### Available data

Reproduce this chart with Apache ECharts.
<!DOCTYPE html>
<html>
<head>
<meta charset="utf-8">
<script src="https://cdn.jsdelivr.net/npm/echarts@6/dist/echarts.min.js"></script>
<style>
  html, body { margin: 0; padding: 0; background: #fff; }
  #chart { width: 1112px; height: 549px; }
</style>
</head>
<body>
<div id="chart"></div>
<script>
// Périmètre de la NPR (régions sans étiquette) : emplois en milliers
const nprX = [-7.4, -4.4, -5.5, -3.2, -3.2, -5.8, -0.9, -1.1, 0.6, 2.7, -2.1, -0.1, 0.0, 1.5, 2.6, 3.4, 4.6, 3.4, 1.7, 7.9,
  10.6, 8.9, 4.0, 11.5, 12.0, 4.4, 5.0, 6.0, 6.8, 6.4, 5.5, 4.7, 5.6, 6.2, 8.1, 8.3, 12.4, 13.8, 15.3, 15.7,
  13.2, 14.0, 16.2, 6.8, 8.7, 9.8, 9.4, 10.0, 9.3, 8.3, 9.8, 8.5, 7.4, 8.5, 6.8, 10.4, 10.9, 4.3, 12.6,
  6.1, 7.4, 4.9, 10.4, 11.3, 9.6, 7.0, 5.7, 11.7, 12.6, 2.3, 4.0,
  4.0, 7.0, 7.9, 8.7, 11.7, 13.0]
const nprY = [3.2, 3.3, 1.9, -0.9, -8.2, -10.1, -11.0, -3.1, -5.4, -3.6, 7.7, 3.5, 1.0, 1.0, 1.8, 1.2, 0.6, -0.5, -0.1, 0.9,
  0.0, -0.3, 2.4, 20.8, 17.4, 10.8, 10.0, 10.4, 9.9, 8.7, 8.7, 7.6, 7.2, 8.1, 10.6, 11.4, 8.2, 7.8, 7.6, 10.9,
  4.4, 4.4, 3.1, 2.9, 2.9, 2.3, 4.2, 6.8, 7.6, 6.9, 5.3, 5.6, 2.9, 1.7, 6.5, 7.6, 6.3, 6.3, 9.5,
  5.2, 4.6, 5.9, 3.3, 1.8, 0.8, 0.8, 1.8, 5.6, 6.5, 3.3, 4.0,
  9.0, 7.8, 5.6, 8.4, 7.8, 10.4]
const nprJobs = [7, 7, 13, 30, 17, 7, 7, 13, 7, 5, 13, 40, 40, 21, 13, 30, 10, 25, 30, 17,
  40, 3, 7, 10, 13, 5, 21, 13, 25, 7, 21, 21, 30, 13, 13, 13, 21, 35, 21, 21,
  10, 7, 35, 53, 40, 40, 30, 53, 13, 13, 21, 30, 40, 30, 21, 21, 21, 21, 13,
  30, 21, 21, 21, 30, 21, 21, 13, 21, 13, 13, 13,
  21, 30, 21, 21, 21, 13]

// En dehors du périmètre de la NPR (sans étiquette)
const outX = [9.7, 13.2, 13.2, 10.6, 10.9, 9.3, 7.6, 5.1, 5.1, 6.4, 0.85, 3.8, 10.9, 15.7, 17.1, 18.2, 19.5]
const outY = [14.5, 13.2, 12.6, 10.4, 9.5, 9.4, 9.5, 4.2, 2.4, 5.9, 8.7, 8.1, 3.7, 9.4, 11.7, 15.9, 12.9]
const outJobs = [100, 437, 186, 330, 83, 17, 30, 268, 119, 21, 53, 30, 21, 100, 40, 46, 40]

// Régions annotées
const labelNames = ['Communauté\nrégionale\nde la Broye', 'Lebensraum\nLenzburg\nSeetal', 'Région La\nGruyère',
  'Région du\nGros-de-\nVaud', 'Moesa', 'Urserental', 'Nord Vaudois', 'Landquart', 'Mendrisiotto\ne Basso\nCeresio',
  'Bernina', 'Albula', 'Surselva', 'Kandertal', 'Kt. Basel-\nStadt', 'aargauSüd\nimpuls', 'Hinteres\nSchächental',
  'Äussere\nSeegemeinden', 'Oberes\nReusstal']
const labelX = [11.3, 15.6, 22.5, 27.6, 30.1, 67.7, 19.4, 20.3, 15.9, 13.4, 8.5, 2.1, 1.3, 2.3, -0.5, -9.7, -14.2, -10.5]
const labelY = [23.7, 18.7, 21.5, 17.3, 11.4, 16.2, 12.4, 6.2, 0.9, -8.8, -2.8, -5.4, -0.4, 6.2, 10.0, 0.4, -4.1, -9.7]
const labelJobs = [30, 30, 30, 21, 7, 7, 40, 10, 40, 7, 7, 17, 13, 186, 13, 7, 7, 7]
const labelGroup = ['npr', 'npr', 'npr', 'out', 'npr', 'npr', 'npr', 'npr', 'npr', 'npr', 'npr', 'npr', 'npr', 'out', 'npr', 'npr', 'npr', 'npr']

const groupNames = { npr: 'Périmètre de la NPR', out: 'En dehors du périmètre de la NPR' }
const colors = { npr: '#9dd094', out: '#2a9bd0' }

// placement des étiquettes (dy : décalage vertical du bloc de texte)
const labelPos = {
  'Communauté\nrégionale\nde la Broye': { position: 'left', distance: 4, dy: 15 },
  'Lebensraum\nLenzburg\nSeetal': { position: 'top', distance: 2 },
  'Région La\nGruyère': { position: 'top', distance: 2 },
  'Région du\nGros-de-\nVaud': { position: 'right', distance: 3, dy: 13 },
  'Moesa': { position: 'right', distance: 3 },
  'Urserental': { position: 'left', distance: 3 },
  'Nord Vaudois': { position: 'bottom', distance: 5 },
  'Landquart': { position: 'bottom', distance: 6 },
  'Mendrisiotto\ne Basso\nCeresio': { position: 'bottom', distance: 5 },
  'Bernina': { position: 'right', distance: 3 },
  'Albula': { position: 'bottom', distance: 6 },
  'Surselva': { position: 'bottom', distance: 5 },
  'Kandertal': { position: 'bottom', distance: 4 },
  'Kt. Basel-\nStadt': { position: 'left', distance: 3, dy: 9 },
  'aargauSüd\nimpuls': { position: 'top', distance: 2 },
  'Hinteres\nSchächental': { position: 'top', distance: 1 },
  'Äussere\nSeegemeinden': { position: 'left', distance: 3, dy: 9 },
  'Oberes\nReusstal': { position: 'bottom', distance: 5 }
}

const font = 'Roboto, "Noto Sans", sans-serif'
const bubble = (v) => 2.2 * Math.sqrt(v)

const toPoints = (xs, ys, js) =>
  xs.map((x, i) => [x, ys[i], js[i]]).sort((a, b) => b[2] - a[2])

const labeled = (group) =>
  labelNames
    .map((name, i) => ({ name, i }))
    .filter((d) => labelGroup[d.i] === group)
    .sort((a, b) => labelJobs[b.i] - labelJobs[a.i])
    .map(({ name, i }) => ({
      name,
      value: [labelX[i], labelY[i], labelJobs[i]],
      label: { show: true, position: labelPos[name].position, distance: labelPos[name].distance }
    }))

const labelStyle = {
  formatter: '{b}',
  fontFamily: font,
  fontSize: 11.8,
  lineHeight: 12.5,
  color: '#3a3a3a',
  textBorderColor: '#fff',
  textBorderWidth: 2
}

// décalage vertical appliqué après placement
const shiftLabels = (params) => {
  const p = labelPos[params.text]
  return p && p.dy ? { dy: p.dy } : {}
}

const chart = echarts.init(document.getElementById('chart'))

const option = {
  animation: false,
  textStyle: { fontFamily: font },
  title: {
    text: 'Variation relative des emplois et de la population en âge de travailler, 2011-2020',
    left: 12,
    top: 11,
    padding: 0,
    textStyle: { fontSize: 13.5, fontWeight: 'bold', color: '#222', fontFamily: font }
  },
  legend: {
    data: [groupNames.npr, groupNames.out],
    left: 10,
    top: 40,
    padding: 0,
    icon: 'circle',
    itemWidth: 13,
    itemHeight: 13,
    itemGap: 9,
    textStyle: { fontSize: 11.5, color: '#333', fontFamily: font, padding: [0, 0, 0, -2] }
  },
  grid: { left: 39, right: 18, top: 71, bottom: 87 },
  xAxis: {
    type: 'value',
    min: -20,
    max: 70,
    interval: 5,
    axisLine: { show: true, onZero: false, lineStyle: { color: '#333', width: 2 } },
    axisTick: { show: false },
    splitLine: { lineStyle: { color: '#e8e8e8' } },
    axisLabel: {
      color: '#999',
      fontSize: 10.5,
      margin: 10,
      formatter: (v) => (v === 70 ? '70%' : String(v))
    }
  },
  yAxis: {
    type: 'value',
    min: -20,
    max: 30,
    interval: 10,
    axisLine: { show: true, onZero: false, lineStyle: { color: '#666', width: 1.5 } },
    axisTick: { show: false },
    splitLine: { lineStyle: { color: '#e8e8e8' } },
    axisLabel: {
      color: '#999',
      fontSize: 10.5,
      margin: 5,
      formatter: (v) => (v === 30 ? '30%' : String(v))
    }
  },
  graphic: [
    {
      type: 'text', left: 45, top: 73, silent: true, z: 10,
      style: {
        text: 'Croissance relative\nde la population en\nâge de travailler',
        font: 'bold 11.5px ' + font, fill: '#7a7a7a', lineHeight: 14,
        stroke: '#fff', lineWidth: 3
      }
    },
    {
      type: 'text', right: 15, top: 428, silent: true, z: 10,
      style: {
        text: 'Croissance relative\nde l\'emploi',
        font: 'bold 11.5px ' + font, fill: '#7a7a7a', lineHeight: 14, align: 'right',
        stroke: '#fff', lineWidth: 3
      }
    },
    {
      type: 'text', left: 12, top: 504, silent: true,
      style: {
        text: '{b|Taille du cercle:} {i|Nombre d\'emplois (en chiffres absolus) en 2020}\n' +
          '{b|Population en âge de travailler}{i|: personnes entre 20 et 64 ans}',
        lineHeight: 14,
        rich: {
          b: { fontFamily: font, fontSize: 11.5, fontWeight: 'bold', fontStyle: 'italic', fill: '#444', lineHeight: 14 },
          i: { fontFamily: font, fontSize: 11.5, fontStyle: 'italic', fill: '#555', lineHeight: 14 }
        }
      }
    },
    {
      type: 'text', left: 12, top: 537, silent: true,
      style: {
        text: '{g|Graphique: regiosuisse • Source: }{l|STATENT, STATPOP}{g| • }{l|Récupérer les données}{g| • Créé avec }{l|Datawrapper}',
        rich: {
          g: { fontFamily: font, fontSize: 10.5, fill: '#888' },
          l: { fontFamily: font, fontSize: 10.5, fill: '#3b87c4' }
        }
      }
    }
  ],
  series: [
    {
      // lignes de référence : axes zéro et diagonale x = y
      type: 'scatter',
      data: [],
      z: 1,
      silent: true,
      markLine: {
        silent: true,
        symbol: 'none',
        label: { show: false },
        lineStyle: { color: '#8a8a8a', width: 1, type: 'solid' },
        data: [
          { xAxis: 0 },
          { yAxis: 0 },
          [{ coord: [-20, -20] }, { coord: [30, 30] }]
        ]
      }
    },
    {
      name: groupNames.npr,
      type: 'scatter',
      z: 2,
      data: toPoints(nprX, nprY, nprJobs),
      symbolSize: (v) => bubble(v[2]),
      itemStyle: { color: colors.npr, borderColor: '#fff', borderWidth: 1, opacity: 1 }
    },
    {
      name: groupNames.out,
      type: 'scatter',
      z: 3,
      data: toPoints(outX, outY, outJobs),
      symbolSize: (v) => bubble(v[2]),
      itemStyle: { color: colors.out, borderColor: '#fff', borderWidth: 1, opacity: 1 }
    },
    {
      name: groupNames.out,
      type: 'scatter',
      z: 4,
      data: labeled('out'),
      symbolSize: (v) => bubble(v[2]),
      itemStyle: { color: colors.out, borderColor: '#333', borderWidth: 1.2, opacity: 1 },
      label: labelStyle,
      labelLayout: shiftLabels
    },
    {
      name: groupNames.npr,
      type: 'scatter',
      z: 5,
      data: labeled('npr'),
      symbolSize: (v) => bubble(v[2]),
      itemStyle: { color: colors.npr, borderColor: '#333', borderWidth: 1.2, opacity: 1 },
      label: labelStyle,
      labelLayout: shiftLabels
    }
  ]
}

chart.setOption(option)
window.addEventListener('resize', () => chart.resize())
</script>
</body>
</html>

######

> [Written request]: Please transcribe, exactly and with nothing added, the lines from the first line of the material above through the line that contains "40, 46, 40]".

> [Completed task]:
Reproduce this chart with Apache ECharts.
<!DOCTYPE html>
<html>
<head>
<meta charset="utf-8">
<script src="https://cdn.jsdelivr.net/npm/echarts@6/dist/echarts.min.js"></script>
<style>
  html, body { margin: 0; padding: 0; background: #fff; }
  #chart { width: 1112px; height: 549px; }
</style>
</head>
<body>
<div id="chart"></div>
<script>
// Périmètre de la NPR (régions sans étiquette) : emplois en milliers
const nprX = [-7.4, -4.4, -5.5, -3.2, -3.2, -5.8, -0.9, -1.1, 0.6, 2.7, -2.1, -0.1, 0.0, 1.5, 2.6, 3.4, 4.6, 3.4, 1.7, 7.9,
  10.6, 8.9, 4.0, 11.5, 12.0, 4.4, 5.0, 6.0, 6.8, 6.4, 5.5, 4.7, 5.6, 6.2, 8.1, 8.3, 12.4, 13.8, 15.3, 15.7,
  13.2, 14.0, 16.2, 6.8, 8.7, 9.8, 9.4, 10.0, 9.3, 8.3, 9.8, 8.5, 7.4, 8.5, 6.8, 10.4, 10.9, 4.3, 12.6,
  6.1, 7.4, 4.9, 10.4, 11.3, 9.6, 7.0, 5.7, 11.7, 12.6, 2.3, 4.0,
  4.0, 7.0, 7.9, 8.7, 11.7, 13.0]
const nprY = [3.2, 3.3, 1.9, -0.9, -8.2, -10.1, -11.0, -3.1, -5.4, -3.6, 7.7, 3.5, 1.0, 1.0, 1.8, 1.2, 0.6, -0.5, -0.1, 0.9,
  0.0, -0.3, 2.4, 20.8, 17.4, 10.8, 10.0, 10.4, 9.9, 8.7, 8.7, 7.6, 7.2, 8.1, 10.6, 11.4, 8.2, 7.8, 7.6, 10.9,
  4.4, 4.4, 3.1, 2.9, 2.9, 2.3, 4.2, 6.8, 7.6, 6.9, 5.3, 5.6, 2.9, 1.7, 6.5, 7.6, 6.3, 6.3, 9.5,
  5.2, 4.6, 5.9, 3.3, 1.8, 0.8, 0.8, 1.8, 5.6, 6.5, 3.3, 4.0,
  9.0, 7.8, 5.6, 8.4, 7.8, 10.4]
const nprJobs = [7, 7, 13, 30, 17, 7, 7, 13, 7, 5, 13, 40, 40, 21, 13, 30, 10, 25, 30, 17,
  40, 3, 7, 10, 13, 5, 21, 13, 25, 7, 21, 21, 30, 13, 13, 13, 21, 35, 21, 21,
  10, 7, 35, 53, 40, 40, 30, 53, 13, 13, 21, 30, 40, 30, 21, 21, 21, 21, 13,
  30, 21, 21, 21, 30, 21, 21, 13, 21, 13, 13, 13,
  21, 30, 21, 21, 21, 13]

// En dehors du périmètre de la NPR (sans étiquette)
const outX = [9.7, 13.2, 13.2, 10.6, 10.9, 9.3, 7.6, 5.1, 5.1, 6.4, 0.85, 3.8, 10.9, 15.7, 17.1, 18.2, 19.5]
const outY = [14.5, 13.2, 12.6, 10.4, 9.5, 9.4, 9.5, 4.2, 2.4, 5.9, 8.7, 8.1, 3.7, 9.4, 11.7, 15.9, 12.9]
const outJobs = [100, 437, 186, 330, 83, 17, 30, 268, 119, 21, 53, 30, 21, 100, 40, 46, 40]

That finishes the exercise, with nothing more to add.